*Data section*.
__________________________________________________

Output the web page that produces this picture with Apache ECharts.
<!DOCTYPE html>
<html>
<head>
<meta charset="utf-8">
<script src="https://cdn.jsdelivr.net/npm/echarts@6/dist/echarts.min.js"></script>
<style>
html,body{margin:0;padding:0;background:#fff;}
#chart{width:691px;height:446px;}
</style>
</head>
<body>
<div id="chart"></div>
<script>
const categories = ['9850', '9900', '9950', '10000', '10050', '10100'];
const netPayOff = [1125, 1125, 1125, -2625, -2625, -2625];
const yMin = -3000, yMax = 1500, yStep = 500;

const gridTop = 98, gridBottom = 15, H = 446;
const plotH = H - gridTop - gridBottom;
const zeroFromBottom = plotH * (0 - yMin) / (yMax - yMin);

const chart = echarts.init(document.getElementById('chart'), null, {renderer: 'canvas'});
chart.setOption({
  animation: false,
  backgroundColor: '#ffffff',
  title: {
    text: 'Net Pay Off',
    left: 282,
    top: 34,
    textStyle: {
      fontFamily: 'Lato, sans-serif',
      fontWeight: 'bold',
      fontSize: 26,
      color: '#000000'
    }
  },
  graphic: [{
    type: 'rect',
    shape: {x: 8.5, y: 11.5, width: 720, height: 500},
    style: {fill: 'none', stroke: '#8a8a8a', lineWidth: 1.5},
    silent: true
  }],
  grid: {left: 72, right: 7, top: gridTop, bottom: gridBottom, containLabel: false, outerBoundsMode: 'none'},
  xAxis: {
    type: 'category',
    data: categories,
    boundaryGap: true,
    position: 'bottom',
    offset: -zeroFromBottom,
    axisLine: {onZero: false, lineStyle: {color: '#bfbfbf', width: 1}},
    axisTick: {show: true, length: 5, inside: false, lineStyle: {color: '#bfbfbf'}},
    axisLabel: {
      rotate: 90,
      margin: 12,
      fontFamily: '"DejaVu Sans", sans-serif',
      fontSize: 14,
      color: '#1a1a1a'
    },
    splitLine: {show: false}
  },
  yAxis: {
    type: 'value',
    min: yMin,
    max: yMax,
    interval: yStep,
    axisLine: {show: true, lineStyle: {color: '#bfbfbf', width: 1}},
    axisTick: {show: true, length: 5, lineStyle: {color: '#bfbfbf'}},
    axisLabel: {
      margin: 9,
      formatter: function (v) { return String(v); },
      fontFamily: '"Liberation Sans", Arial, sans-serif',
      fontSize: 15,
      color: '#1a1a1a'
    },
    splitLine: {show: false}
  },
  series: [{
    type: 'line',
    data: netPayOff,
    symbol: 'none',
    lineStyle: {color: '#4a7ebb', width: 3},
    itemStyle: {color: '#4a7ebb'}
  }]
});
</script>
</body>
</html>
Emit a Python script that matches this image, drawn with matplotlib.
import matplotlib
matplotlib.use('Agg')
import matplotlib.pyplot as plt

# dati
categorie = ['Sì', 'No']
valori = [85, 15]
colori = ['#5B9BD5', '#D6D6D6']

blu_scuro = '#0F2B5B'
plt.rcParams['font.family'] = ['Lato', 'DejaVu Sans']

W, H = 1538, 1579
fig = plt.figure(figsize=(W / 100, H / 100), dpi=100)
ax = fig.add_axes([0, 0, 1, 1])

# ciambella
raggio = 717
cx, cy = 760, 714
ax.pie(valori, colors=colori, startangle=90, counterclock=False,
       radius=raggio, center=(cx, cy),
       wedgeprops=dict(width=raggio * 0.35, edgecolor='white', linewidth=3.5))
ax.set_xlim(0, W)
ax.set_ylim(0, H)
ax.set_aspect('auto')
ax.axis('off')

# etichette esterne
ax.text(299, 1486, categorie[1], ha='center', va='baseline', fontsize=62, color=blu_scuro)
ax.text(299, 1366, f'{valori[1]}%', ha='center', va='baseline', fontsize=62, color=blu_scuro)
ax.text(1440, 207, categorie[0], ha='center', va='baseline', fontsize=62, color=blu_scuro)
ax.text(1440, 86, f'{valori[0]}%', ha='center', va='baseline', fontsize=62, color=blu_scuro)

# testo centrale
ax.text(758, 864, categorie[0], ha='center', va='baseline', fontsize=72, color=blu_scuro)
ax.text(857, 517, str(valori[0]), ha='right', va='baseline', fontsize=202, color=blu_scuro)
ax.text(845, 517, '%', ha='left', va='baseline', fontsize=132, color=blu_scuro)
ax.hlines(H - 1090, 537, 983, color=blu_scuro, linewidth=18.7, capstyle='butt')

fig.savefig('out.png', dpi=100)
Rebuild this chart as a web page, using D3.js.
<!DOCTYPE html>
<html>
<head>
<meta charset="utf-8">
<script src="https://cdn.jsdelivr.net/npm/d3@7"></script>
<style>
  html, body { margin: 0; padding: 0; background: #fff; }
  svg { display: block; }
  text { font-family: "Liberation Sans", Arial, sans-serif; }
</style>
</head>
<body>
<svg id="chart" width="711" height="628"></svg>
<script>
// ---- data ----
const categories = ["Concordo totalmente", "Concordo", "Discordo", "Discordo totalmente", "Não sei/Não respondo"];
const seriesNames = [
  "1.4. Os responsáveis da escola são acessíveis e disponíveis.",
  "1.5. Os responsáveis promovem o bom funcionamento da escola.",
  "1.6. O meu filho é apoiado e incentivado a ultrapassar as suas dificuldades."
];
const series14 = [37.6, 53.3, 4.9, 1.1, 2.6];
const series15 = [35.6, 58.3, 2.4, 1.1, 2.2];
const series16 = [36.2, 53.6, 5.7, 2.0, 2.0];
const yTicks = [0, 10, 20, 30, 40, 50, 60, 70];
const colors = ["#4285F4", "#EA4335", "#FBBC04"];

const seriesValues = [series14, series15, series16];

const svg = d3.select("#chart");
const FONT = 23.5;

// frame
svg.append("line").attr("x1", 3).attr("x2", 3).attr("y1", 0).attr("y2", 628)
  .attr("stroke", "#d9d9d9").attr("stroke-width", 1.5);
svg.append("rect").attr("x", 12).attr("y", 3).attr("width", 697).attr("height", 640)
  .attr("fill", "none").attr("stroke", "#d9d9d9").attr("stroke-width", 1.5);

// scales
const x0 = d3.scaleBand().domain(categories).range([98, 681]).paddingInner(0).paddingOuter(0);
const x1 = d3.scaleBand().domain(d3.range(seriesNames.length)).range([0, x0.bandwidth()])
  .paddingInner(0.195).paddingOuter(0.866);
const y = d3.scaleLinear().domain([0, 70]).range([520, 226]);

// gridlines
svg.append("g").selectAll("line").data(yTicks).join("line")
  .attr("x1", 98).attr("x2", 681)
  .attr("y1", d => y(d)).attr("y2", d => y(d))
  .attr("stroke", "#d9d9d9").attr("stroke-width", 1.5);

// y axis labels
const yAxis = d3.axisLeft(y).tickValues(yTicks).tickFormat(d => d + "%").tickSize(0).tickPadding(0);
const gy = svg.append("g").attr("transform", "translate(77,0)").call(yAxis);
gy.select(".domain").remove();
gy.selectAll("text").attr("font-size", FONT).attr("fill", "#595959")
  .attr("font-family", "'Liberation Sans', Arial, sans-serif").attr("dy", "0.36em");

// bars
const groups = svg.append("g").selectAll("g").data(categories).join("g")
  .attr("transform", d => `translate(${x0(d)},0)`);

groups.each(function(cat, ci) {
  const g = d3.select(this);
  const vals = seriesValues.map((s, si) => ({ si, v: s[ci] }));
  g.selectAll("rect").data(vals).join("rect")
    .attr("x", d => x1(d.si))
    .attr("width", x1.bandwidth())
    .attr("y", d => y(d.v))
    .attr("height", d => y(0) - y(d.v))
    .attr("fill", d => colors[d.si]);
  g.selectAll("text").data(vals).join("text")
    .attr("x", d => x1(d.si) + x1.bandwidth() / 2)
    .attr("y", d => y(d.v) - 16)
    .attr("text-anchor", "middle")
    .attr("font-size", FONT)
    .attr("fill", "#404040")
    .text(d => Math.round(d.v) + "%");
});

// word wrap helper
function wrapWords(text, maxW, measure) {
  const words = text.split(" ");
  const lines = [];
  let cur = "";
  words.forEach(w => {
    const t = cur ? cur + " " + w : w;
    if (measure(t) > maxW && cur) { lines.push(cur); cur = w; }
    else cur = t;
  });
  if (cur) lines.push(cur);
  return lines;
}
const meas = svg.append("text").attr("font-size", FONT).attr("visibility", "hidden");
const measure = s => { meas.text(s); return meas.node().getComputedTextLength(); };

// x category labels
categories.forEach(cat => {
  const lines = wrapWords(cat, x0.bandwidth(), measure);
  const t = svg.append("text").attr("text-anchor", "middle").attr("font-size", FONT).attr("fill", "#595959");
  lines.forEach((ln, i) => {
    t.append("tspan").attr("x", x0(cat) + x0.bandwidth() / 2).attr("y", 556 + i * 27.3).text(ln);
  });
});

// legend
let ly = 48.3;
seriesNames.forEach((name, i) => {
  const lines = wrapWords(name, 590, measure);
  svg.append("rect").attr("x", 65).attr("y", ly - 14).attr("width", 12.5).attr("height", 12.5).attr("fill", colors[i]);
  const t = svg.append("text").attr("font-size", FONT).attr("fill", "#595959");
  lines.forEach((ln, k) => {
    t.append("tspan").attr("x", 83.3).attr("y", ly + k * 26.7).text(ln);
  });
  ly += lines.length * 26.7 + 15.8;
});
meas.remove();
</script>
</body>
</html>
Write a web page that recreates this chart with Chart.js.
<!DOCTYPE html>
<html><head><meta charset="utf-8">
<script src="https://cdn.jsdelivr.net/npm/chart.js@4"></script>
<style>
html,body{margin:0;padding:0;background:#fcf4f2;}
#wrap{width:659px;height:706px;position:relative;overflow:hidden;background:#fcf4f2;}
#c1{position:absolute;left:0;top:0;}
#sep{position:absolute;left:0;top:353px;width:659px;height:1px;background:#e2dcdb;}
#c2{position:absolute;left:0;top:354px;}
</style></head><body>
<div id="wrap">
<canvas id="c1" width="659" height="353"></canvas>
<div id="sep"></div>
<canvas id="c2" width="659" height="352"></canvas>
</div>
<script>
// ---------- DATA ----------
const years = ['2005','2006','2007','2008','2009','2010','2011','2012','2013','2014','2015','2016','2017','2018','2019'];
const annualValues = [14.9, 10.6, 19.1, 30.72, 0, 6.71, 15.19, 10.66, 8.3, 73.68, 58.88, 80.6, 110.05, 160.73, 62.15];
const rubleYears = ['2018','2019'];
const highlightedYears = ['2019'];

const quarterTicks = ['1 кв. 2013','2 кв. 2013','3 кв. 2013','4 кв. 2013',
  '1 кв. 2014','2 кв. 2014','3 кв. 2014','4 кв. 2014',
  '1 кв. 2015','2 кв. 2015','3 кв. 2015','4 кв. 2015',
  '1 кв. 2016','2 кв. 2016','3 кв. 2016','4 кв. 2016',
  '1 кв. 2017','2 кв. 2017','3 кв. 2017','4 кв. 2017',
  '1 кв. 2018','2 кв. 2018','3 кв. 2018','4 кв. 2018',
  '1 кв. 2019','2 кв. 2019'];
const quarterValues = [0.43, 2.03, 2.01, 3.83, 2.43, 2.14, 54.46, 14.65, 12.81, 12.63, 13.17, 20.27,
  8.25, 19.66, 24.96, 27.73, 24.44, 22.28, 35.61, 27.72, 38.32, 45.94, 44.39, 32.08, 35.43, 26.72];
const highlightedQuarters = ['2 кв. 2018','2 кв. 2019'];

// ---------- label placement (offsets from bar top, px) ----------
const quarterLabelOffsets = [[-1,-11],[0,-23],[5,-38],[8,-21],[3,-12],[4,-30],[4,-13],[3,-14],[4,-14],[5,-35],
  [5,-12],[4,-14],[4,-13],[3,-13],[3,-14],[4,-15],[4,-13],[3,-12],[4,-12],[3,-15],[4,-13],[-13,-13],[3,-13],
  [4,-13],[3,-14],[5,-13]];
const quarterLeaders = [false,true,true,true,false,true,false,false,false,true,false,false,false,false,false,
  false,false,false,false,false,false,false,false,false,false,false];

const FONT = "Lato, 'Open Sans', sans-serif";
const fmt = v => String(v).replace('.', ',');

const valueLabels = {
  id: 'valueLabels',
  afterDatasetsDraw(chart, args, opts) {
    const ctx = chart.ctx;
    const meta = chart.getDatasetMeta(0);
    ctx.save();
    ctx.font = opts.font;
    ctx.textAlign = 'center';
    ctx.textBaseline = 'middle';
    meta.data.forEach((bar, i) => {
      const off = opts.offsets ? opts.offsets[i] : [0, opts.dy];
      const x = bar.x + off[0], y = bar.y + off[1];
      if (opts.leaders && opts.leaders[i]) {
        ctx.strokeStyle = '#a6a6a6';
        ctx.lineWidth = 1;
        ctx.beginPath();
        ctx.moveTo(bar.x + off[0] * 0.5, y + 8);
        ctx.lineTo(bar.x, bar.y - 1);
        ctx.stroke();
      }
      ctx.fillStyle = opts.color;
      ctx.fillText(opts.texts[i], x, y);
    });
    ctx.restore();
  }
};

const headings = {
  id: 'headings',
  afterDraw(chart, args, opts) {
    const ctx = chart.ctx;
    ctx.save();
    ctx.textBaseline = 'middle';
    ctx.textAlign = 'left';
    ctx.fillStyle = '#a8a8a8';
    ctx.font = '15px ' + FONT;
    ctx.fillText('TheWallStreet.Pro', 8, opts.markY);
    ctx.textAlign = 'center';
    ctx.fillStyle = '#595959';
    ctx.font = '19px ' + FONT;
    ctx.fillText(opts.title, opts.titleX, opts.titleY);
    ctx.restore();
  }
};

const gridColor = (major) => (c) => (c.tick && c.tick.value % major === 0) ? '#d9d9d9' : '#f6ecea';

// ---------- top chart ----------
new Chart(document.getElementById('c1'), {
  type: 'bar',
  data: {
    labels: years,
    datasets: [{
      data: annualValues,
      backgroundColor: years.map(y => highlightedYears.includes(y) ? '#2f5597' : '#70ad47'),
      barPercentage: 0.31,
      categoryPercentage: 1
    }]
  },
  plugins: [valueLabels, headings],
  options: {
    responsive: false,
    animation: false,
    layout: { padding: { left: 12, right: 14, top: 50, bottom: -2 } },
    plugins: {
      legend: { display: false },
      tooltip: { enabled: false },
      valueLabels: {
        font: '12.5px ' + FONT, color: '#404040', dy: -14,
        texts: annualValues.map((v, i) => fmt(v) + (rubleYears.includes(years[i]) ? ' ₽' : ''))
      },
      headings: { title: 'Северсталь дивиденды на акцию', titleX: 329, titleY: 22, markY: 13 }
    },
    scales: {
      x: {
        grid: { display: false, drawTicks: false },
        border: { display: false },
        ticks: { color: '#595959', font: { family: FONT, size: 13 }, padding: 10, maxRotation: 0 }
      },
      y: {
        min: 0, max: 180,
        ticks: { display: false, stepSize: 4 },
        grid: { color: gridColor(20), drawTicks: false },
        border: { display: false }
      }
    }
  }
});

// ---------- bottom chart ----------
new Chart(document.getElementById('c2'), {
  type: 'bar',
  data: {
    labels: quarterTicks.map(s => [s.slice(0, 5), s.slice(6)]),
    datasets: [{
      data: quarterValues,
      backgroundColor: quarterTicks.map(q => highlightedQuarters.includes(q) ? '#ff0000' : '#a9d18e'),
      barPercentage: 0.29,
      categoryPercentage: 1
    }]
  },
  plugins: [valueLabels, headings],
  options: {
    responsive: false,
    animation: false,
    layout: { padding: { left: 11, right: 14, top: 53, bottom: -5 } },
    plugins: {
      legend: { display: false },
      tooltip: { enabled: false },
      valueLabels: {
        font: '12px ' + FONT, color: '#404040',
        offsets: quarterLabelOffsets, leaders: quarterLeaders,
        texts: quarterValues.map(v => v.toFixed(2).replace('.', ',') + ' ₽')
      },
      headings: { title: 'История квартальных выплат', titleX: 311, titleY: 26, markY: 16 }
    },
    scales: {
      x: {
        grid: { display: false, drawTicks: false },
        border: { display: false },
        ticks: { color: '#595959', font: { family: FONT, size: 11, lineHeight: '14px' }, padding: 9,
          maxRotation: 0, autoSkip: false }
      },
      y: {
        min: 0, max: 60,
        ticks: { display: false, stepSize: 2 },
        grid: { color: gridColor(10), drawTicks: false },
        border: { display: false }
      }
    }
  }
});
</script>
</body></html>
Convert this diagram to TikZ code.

__________________________________________________

*Aim*. Only the lines from the beginning of the material above through the line with "const zeroFromBottom = plotH" are wanted; extract them exactly.

*Expected answer*.
Output the web page that produces this picture with Apache ECharts.
<!DOCTYPE html>
<html>
<head>
<meta charset="utf-8">
<script src="https://cdn.jsdelivr.net/npm/echarts@6/dist/echarts.min.js"></script>
<style>
html,body{margin:0;padding:0;background:#fff;}
#chart{width:691px;height:446px;}
</style>
</head>
<body>
<div id="chart"></div>
<script>
const categories = ['9850', '9900', '9950', '10000', '10050', '10100'];
const netPayOff = [1125, 1125, 1125, -2625, -2625, -2625];
const yMin = -3000, yMax = 1500, yStep = 500;

const gridTop = 98, gridBottom = 15, H = 446;
const plotH = H - gridTop - gridBottom;
const zeroFromBottom = plotH * (0 - yMin) / (yMax - yMin);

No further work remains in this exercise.